The Information Superhighway
One of the most frustrating parts of any job is not having the right information at the right time in order to do the job you were hired to do. With the speed of business and customers expecting things in “Internet time” the pressures of performing have been taken to a new level. This is where CRM can help alleviate stress and bottlenecks in your organization. If people have access to the information they need (even if they don’t know they will need it) then job satisfaction and morale can stay high. Add to the mix the fact that so many employees work as remote employees or are always on the run at client sites or meeting with prospects, then you will see why the access to information has become more important than ever before.
Practical Customer Approach
One of the most often asked questions is how should you approach CRM considering there are so many aspects of how the technology works and what it can be used for. The answer to the question is usually as unique as your individual customer environment. The best practice to figure out what people need is to pull them into a room and ask them directly. Find out what are the most common pain points in either trying to marry Sales and Marketing or the most common requests that come between Sales and Operations or Service to understand your high priority items. Then, come up with a plan to address a few issues at a time while building an evolving plan for what your CRM environment should look like.
Case in Point
Many of our customers are focused on trying to build their businesses with limited resources and many do not have full time marketing teams. If this is the case a CRM system can help you build the business by enabling your sales team to receive leads quickly and give marketing people feedback on what works and doesn’t work when trying to attract new customers or business from existing customers.

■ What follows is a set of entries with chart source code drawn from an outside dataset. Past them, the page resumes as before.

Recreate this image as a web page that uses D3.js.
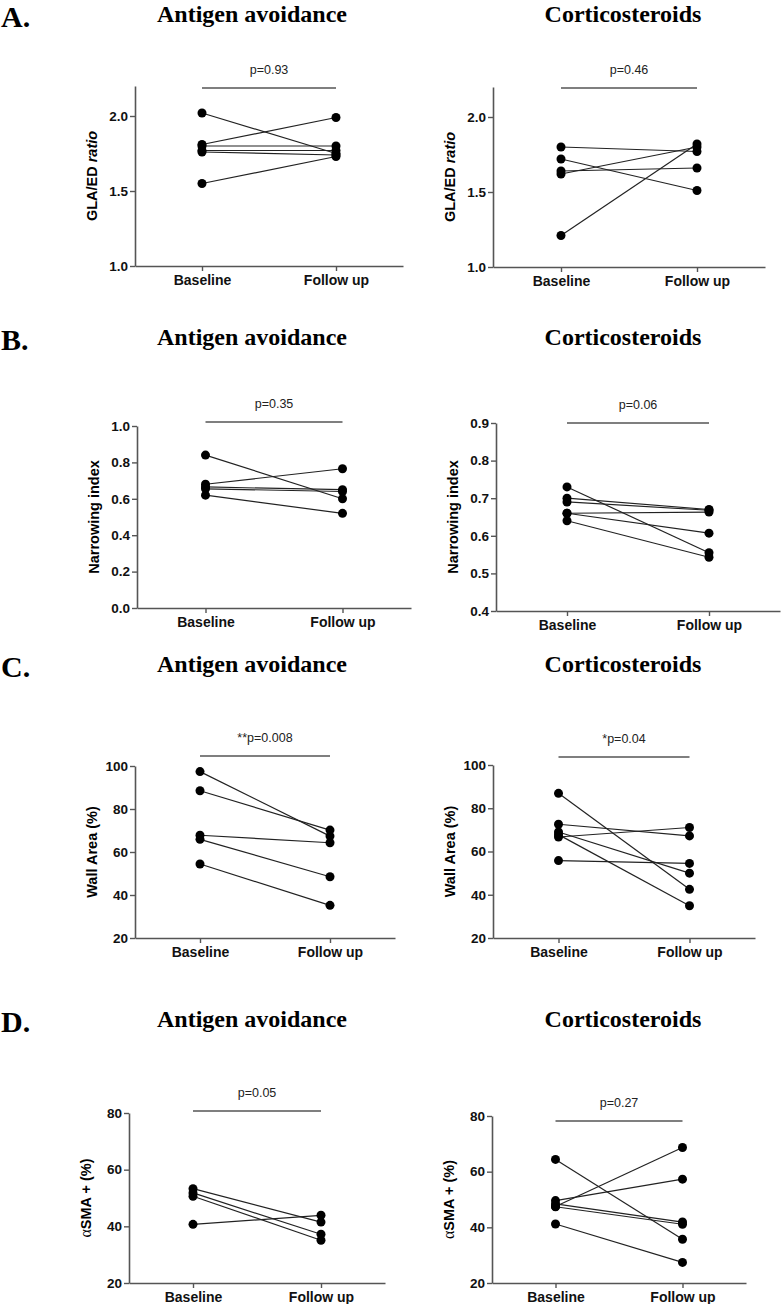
<!DOCTYPE html>
<html lang="en">
<head>
<style>
  body { margin: 0; background: #fff; }
  svg { display: block; }
</style>
</head>
<body>
<svg></svg>
<script src="https://cdn.jsdelivr.net/npm/d3@7/dist/d3.min.js"></script>
<script>
const W = 781, H = 1304;
const svg = d3.select("svg").attr("width", W).attr("height", H);

// ---- data ----
const groups = ["Baseline", "Follow up"];
const rowLetters = ["A.", "B.", "C.", "D."];
const treatments = ["Antigen avoidance", "Corticosteroids"];
const pLabels = ["p=0.93", "p=0.46", "p=0.35", "p=0.06", "**p=0.008", "*p=0.04", "p=0.05", "p=0.27"];

const glaAvoidBaseline = [2.02, 1.81, 1.80, 1.77, 1.76, 1.55];
const glaAvoidFollowup = [1.75, 1.99, 1.80, 1.77, 1.74, 1.73];
const glaCortBaseline = [1.80, 1.72, 1.64, 1.62, 1.21];
const glaCortFollowup = [1.77, 1.51, 1.66, 1.80, 1.82];

const narrowAvoidBaseline = [0.84, 0.68, 0.665, 0.655, 0.62];
const narrowAvoidFollowup = [0.60, 0.765, 0.65, 0.64, 0.52];
const narrowCortBaseline = [0.73, 0.70, 0.69, 0.66, 0.66, 0.64];
const narrowCortFollowup = [0.555, 0.67, 0.668, 0.663, 0.607, 0.543];

const wallAvoidBaseline = [97.4, 88.5, 67.8, 65.9, 54.4];
const wallAvoidFollowup = [67.4, 70.2, 64.3, 48.5, 35.2];
const wallCortBaseline = [86.9, 72.6, 66.7, 69.0, 67.8, 55.8];
const wallCortFollowup = [42.5, 67.2, 71.1, 50.0, 34.9, 54.5];

const smaAvoidBaseline = [53.3, 51.8, 50.6, 40.7];
const smaAvoidFollowup = [41.5, 37.2, 35.1, 43.9];
const smaCortBaseline = [64.4, 47.5, 49.6, 48.4, 47.4, 41.2];
const smaCortFollowup = [35.7, 68.7, 57.3, 41.9, 41.1, 27.4];

const glaTicks = [1.0, 1.5, 2.0];
const narrowAvoidTicks = [0, 0.2, 0.4, 0.6, 0.8, 1.0];
const narrowCortTicks = [0.4, 0.5, 0.6, 0.7, 0.8, 0.9];
const wallTicks = [20, 40, 60, 80, 100];
const smaTicks = [20, 40, 60, 80];

// ---- panel layout ----
const rows = [
  { titleY: 22, label: "gla", tickFmt: d3.format(".1f") },
  { titleY: 345, label: "narrow", tickFmt: d3.format(".1f") },
  { titleY: 672, label: "wall", tickFmt: d3.format("d") },
  { titleY: 1027, label: "sma", tickFmt: d3.format("d") }
];

const panels = [
  { row: 0, col: 0, base: glaAvoidBaseline, follow: glaAvoidFollowup, ticks: glaTicks, top: 2.2,
    ax: 135, aw: 268, yb: 266, yt: 86, pY: 88 },
  { row: 0, col: 1, base: glaCortBaseline, follow: glaCortFollowup, ticks: glaTicks, top: 2.2,
    ax: 493, aw: 272, yb: 267, yt: 87, pY: 88 },
  { row: 1, col: 0, base: narrowAvoidBaseline, follow: narrowAvoidFollowup, ticks: narrowAvoidTicks, top: 1.0,
    ax: 137, aw: 274, yb: 608, yt: 426, pY: 422 },
  { row: 1, col: 1, base: narrowCortBaseline, follow: narrowCortFollowup, ticks: narrowCortTicks, top: 0.9,
    ax: 496, aw: 284, yb: 611, yt: 423, pY: 423 },
  { row: 2, col: 0, base: wallAvoidBaseline, follow: wallAvoidFollowup, ticks: wallTicks, top: 100,
    ax: 135, aw: 260, yb: 938, yt: 766, pY: 756 },
  { row: 2, col: 1, base: wallCortBaseline, follow: wallCortFollowup, ticks: wallTicks, top: 100,
    ax: 493, aw: 262, yb: 938, yt: 765, pY: 757 },
  { row: 3, col: 0, base: smaAvoidBaseline, follow: smaAvoidFollowup, ticks: smaTicks, top: 80,
    ax: 129, aw: 256, yb: 1283, yt: 1113, pY: 1111 },
  { row: 3, col: 1, base: smaCortBaseline, follow: smaCortFollowup, ticks: smaTicks, top: 80,
    ax: 492, aw: 254, yb: 1283, yt: 1116, pY: 1121 }
];

const titleX = [252, 623];
const axisColor = "#555";
const sans = "'Liberation Sans', Arial, sans-serif";
const serif = "'Liberation Serif', 'Times New Roman', serif";

// row letters and treatment titles
rows.forEach((r, i) => {
  svg.append("text")
    .attr("x", 1).attr("y", r.titleY + 5)
    .attr("font-family", serif).attr("font-weight", "bold").attr("font-size", 30)
    .text(rowLetters[i]);
  treatments.forEach((t, j) => {
    svg.append("text")
      .attr("x", titleX[j]).attr("y", r.titleY)
      .attr("text-anchor", "middle")
      .attr("font-family", serif).attr("font-weight", "bold").attr("font-size", 24)
      .text(t);
  });
});

function yLabel(g, kind, x, y) {
  const t = g.append("text")
    .attr("transform", `translate(${x},${y}) rotate(-90)`)
    .attr("text-anchor", "middle")
    .attr("font-family", sans).attr("font-weight", "bold").attr("font-size", 14.5);
  if (kind === "gla") {
    t.append("tspan").text("GLA/ED ");
    t.append("tspan").attr("font-style", "italic").text("ratio");
  } else if (kind === "narrow") {
    t.text("Narrowing index");
  } else if (kind === "wall") {
    t.text("Wall Area (%)");
  } else {
    t.append("tspan").attr("font-family", serif).attr("font-weight", "normal").attr("font-size", 16).text("α");
    t.append("tspan").text("SMA + (%)");
  }
}

panels.forEach((p, i) => {
  const g = svg.append("g");
  const r = rows[p.row];

  const x = d3.scalePoint().domain(groups).range([p.ax, p.ax + p.aw]).padding(0.5);
  const y = d3.scaleLinear().domain([p.ticks[0], p.top]).range([p.yb, p.yt]);

  // y axis
  const yAxis = g.append("g")
    .attr("transform", `translate(${p.ax},0)`)
    .call(d3.axisLeft(y).tickValues(p.ticks).tickFormat(r.tickFmt).tickSize(5).tickSizeOuter(0).tickPadding(2));
  // x axis
  const xAxis = g.append("g")
    .attr("transform", `translate(0,${p.yb})`)
    .call(d3.axisBottom(x).tickSize(5).tickSizeOuter(0).tickPadding(4));

  [yAxis, xAxis].forEach(a => {
    a.select(".domain").attr("stroke", axisColor).attr("stroke-width", 1.6);
    a.selectAll(".tick line").attr("stroke", axisColor).attr("stroke-width", 1.4);
    a.selectAll(".tick text")
      .attr("fill", "#111")
      .attr("font-family", sans).attr("font-weight", "bold").attr("font-size", 13.5);
  });
  xAxis.selectAll(".tick text").attr("font-size", 14);

  yLabel(g, r.label, p.ax - 38, (p.yb + p.yt) / 2);

  // paired lines
  const pairs = p.base.map((b, k) => [b, p.follow[k]]);
  g.selectAll("line.pair").data(pairs).join("line")
    .attr("class", "pair")
    .attr("x1", x(groups[0])).attr("x2", x(groups[1]))
    .attr("y1", d => y(d[0])).attr("y2", d => y(d[1]))
    .attr("stroke", "#222").attr("stroke-width", 1.2);

  // points
  const pts = [];
  p.base.forEach(v => pts.push([groups[0], v]));
  p.follow.forEach(v => pts.push([groups[1], v]));
  g.selectAll("circle").data(pts).join("circle")
    .attr("cx", d => x(d[0])).attr("cy", d => y(d[1]))
    .attr("r", 4.5).attr("fill", "#000");

  // significance bar
  g.append("line")
    .attr("x1", x(groups[0])).attr("x2", x(groups[1]))
    .attr("y1", p.pY).attr("y2", p.pY)
    .attr("stroke", axisColor).attr("stroke-width", 1.5);
  g.append("text")
    .attr("x", (x(groups[0]) + x(groups[1])) / 2).attr("y", p.pY - 14)
    .attr("text-anchor", "middle")
    .attr("font-family", sans).attr("font-size", 12.5).attr("fill", "#222")
    .text(pLabels[i]);
});
</script>
</body>
</html>
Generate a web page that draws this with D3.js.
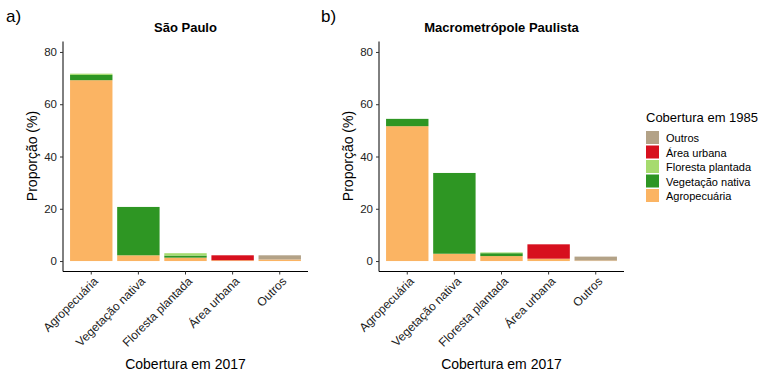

Other customers are more focused on the process for onboarding new clients utilizing a systematic process for workflow and notifying team members at key points in the sales process – which CRM can help with by automating your sales cycles. Lastly, when a customer say “Yes” and needs to move into your financial system or have orders placed most CRM products now have integrations to your back office that can reduce or eliminate duplication of efforts. All of these scenarios can help you make the organization healthy and happy. More importantly, you can realize lower training and recruiting costs and realize more productivity per employee.
Food For Thought
If you have already employed a CRM system or what you have tried in the past doesn’t seem to have the effect that you want it to have, then maybe it is a good time to engage in people that specialize in CRM. It’s always a good idea to take what you know and get a second opinion. In many instances we have found that there are simple tweaks to an existing system or small enhancements that go a long way towards CRM adoption. If you are a neophyte in the world of CRM a consultant can also educate you on many of the pitfalls and how to avoid them so that your CRM system becomes meaningful and critical to your success. Whether or not you rely on external experts to help with your CRM, it is very important that you establish a feedback loop with your most important assets…your people. As the marketplace is constantly evolving your CRM platform will never be “finished” but more likely move from phase to phase as you adjust to what the market demands.